Travaillons donc à bien penser : voilà le principe de la morale.

Roseau pensant.
Ce n’est point de l’espace que je dois chercher ma dignité, mais c’est du
règlement de ma pensée. Je n’aurai point d’avantage en possédant des terres.
Par l’espace l’univers me comprend et m’engloutit comme un point,
par la pensée je le comprends.

La grandeur de l’homme est grande en ce qu’il se connaît misérable.

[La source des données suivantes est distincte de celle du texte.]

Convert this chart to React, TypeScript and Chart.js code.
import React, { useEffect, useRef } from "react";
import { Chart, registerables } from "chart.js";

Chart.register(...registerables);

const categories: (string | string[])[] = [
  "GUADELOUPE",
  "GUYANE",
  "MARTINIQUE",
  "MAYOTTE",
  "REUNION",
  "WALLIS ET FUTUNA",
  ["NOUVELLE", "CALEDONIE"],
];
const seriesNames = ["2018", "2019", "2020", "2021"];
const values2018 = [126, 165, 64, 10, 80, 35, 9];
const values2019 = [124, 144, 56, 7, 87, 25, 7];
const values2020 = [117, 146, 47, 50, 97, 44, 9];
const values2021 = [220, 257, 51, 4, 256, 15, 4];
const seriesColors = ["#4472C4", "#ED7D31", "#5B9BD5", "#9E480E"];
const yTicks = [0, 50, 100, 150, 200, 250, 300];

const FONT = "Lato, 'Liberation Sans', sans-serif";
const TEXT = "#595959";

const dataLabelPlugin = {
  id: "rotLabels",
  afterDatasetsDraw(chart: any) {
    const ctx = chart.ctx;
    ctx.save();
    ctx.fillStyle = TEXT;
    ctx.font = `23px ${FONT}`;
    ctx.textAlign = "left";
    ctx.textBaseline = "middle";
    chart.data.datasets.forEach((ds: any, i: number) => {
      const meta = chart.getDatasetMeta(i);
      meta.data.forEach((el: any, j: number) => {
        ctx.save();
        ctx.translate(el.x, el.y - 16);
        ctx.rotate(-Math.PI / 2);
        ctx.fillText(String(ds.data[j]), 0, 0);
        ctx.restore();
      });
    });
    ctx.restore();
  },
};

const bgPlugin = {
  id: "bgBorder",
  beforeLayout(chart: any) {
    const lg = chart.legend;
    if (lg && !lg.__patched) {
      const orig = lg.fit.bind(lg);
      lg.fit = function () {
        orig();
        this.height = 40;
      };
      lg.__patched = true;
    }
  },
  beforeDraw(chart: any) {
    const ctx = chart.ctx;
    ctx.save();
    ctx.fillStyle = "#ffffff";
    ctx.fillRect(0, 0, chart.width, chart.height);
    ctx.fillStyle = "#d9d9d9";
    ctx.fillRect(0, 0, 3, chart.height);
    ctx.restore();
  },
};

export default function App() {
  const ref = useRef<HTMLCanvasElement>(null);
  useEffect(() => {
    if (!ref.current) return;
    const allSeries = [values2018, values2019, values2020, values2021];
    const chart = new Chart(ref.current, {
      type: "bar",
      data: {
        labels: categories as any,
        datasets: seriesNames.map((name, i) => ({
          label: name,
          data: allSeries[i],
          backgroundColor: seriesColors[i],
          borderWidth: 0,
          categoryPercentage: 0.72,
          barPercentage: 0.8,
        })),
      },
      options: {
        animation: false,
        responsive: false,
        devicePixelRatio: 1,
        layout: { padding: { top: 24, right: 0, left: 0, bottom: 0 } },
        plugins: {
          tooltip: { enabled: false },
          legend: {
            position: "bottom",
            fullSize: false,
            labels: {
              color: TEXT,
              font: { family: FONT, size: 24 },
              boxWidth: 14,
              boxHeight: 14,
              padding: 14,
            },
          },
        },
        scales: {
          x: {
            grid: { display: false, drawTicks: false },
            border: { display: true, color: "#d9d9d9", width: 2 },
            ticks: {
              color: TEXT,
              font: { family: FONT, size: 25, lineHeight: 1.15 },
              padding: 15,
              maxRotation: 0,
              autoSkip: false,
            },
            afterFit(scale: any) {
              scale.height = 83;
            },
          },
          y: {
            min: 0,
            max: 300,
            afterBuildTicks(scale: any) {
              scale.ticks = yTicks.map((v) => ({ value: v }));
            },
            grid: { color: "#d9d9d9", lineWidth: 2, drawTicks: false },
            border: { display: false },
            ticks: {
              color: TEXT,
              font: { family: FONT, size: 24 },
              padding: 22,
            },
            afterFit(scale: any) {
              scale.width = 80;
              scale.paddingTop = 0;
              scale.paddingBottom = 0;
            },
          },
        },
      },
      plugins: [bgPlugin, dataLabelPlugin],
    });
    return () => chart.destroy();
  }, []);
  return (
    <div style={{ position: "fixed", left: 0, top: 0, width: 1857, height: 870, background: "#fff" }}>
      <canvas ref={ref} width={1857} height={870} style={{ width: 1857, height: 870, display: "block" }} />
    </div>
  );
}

Un arbre ne se connaît pas misérable.
C’est donc être misérable que de [se] connaître misérable, mais c’est
être grand que de connaître qu’on est misérable.

La grandeur de l’homme.
La grandeur de l’homme est si visible qu’elle se tire même de sa
misère. Car ce qui est nature aux animaux, nous l’appelons misère en l’
homme. Par où nous reconnaissons que sa nature étant aujourd’hui pareille à
celle des animaux, il est déchu d’une meilleure nature qui lui était propre
autrefois.
Car qui se trouve malheureux de n’être pas roi, sinon un roi dépossédé ?
Trouvait-on Paul Émile malheureux de n’être pas consul ? Au contraire tout le
monde trouvait qu’il était heureux de l’avoir été, parce que sa condition n’était
pas de l’être toujours. Mais on trouvait Persée si malheureux de n’être plus
roi, parce que sa condition était de l’être toujours, qu’on trouvait étrange de
ce qu’il supportait la vie. Qui se trouve malheureux de n’avoir qu’une bouche ?
Et qui ne se trouverait malheureux de n’avoir qu’un œil ? On ne s’est peut-être
jamais avisé de s’affliger de n’avoir pas trois yeux, mais on est inconsolable de
n’en point avoir.
Ce fragment résume le mouvement d’argumentation anthropologique de la
liasse Grandeur, en montrant que la dignité de la nature humaine se conclut
paradoxalement de l’affirmation de sa misère, établie dans les premières
liasses. Pascal s’appuie ici sur la différence entre la nature de l’animal et celle
de l’homme. Les mêmes bassesses ne sont en effet pas ressenties de la même
manière chez l’un et l’autre : elles paraissent appartenir normalement à la
nature de la bête ; mais l’homme les ressent comme la privation de qualités
qui seraient dues à sa véritable condition. Ce ressentiment de sa misère
témoigne qu’il a conscience du fait que sa nature actuelle est privée de
qualités et de vertus qui lui semblent dues. L’exemple du malheur du roi
Persée et du consul Paul Emile permet ainsi à Pascal d’inférer que ce
sentiment de frustration qui accompagne la misère de l’homme suppose qu’il
a pu connaître, en un temps dont la mémoire est perdue, un état dans lequel il
jouissait des capacités dont il ressent actuellement la privation.